Structured learning of local features for human action classification and localization

Abstract

Human action recognition is a promising yet non-trivial computer vision field with many potential applications. Current advances in bag-of-feature approaches have brought significant insights into recognizing human actions within complex context. It is, however, a common practice in literature to consider action as merely an orderless set of local salient features. This representation has been shown to be oversimplified, which inherently limits traditional approaches from robust deployment in real-life scenarios. In this work, we propose and show that, by taking into account global configuration of local features, we can greatly improve recognition performance. We first introduce a novel feature selection process called Sparse Hierarchical Bayes Filter to select only the most contributive features of each action type based on neighboring structure constraints. We then present the application of structured learning in human action analysis.
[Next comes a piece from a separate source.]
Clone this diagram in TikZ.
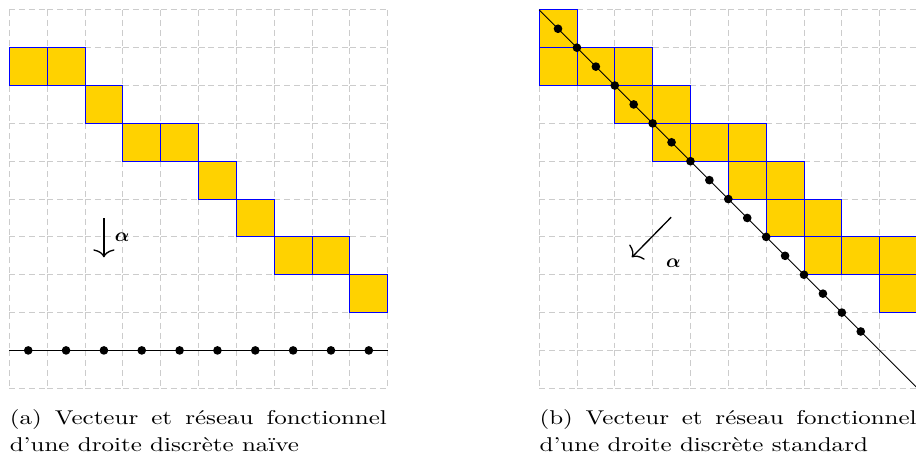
\documentclass[tikz,border=0pt]{standalone}
\usepackage{amsmath, amssymb}
\usepackage{xcolor}
\usetikzlibrary{positioning, arrows.meta}
\definecolor{cellgold}{RGB}{255,210,0}

\begin{document}
\begin{tikzpicture}[
    gridcell/.style={gray!40, line width=0.6pt, dash pattern=on 4.5pt off 3pt},
    pixel/.style={fill=cellgold, draw=blue, line width=0.6pt},
    axisline/.style={black, line width=0.7pt},
    dot/.style={circle, fill=black, inner sep=0pt, minimum size=6.5pt},
    vec/.style={line width=1pt, -{To[length=6pt,width=16pt]}},
    veclabel/.style={inner sep=0pt, font=\fontsize{14}{16}\selectfont},
    subcap/.style={anchor=base west, inner sep=0pt, text width=5.30cm, align=justify,
      font=\fontsize{10}{13.5}\selectfont, xscale=1.88, yscale=1.5, transform shape}]
    \useasboundingbox (-0.246,-1.83) rectangle (23.96,10.26);

    % dashed grids
    \foreach \i in {0,...,9}
      \foreach \j in {0,...,10} {
        \draw[gridcell] (\i,\j) -- ++(1,0);
        \draw[gridcell] (\j,\i+1) -- ++(0,-1);
        \draw[gridcell] (\i+14,\j) -- ++(1,0);
        \draw[gridcell] (\j+14,\i+1) -- ++(0,-1);
      }

    % naive line
    \foreach \x/\y in {0/8,1/8,2/7,3/6,4/6,5/5,6/4,7/3,8/3,9/2}
      \draw[pixel] (\x,\y) rectangle ++(1,1);
    \coordinate (ha) at (0,1);
    \coordinate (hb) at (10,1);
    \draw[axisline] (ha) -- (hb);
    \foreach \i in {0,...,9}
      \node[dot] (h\i) at (\i+0.5,1) {};
    \coordinate (va) at (2.5,4.49);
    \coordinate (vb) at (2.5,3.46);
    \draw[vec] (va) -- (vb);
    \node[veclabel] (alphaa) at (2.98,4.0) {$\boldsymbol{\alpha}$};

    % standard line
    \foreach \x/\y in {0/9,0/8,1/8,2/8,2/7,3/7,3/6,4/6,5/6,5/5,6/5,6/4,7/4,7/3,8/3,9/3,9/2}
      \draw[pixel] (\x+14,\y) rectangle ++(1,1);
    \coordinate (da) at (14,10);
    \coordinate (db) at (24,0);
    \draw[axisline] (da) -- (db);
    \foreach \t in {1,...,17}
      \node[dot] (d\t) at ({14+\t/2},{10-\t/2}) {};
    \coordinate (wa) at (17.49,4.52);
    \coordinate (wb) at (16.45,3.46);
    \draw[vec] (wa) -- (wb);
    \node[veclabel] (alphab) at (17.55,3.3) {$\boldsymbol{\alpha}$};

    % captions
    \node[subcap] (capa) at (0,-0.96) {(a) Vecteur et réseau fonctionnel d'une droite discrète naïve};
    \node[subcap] (capb) at (14,-0.96) {(b) Vecteur et réseau fonctionnel d'une droite discrète standard};
\end{tikzpicture}
\end{document}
That is, by representing human action as a complex set of local features, we can incorporate different spatial and temporal feature constraints into the learning tasks of human action classification and localization. In particular, we tackle the problem of action localization in video using structured learning with two alternatives: one is Dynamic Conditional Random Field from probabilistic perspective; the other is Structural Support Vector Machine from max-margin point of view. We evaluate our modular classification-localization framework on various testbeds, in which our proposed framework is proven to be highly effective and robust compared against bag-of-feature methods.